Ubiquitous convenience store and supermarkets means people can access food easily, said Tsang. Hong Kong people, especially younger people are strangers to food deficiency. They are unaware of the struggle of a billion people in poor regions around the world to get something to eat.
Food waste in Hong Kong is aggravated by a shift in shopping patterns over the years, reckoned Professor Wong Woon-chung. In the past, buying fresh ingredients at the wet market was a daily routine. With the increased popularity of supermarkets, coupled with long working hours, people became more accustomed to buying in bulk for weekly and even monthly consumption.

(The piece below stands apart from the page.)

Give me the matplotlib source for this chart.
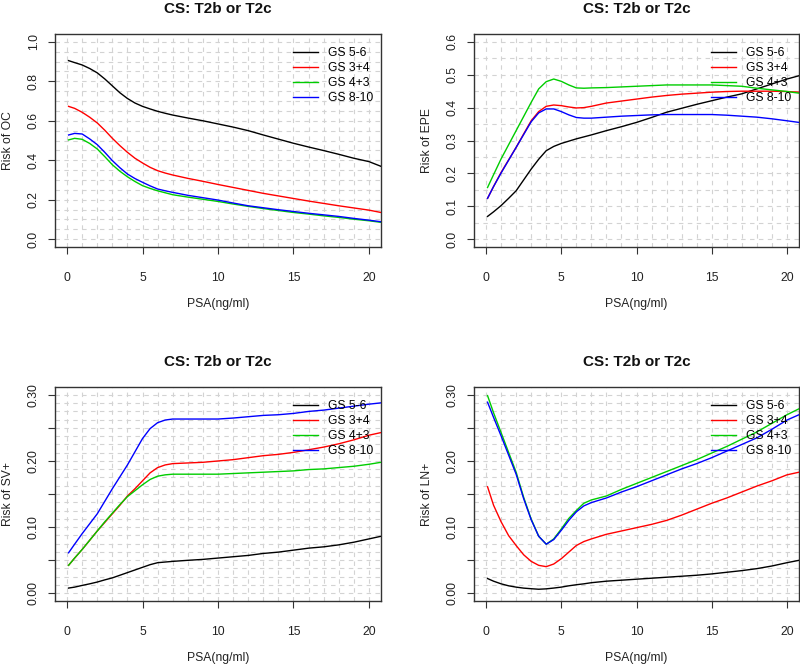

There is a growing number of waste food rescue organizations as Feeding Hong Kong taking the lead in salvaging waste food and making the public aware of the problem. Their efforts have borne fruit. Kirstein says the food Feeding Hong Kong collected from supply chain last year was channeled to 25,000 people, providing an estimated 978,207 meals. A social worker at Christian Action, Carol Lee, says the organization frequently gets calls from companies wanting to donate excess food or offer free snacks to poor children. Every week, Maxim's bakery delivers roughly 120 loaves of bread unsold the previous day. Feeding Hong Kong delivers donated food to the charity four times a month. Each trip can include 100 kilograms of rice, 30 packs of noodles, and 30 to 50 bottles of canned products, as well as boxes of fruits and vegetables.
The challenge is, according to Lee, "we don't have enough refrigerators to store the food. We need better cooling systems to extend the food's life, as more donated food flows in."
The government has made continuous efforts in launching food waste reduction and recycling initiatives including the setup of organic waste treatment plants and composting plants and food recycling partnership scheme, but they are all unsustainable and passive strategies, argues Tsang. He insists food waste should be reduced first, at the consumers' level.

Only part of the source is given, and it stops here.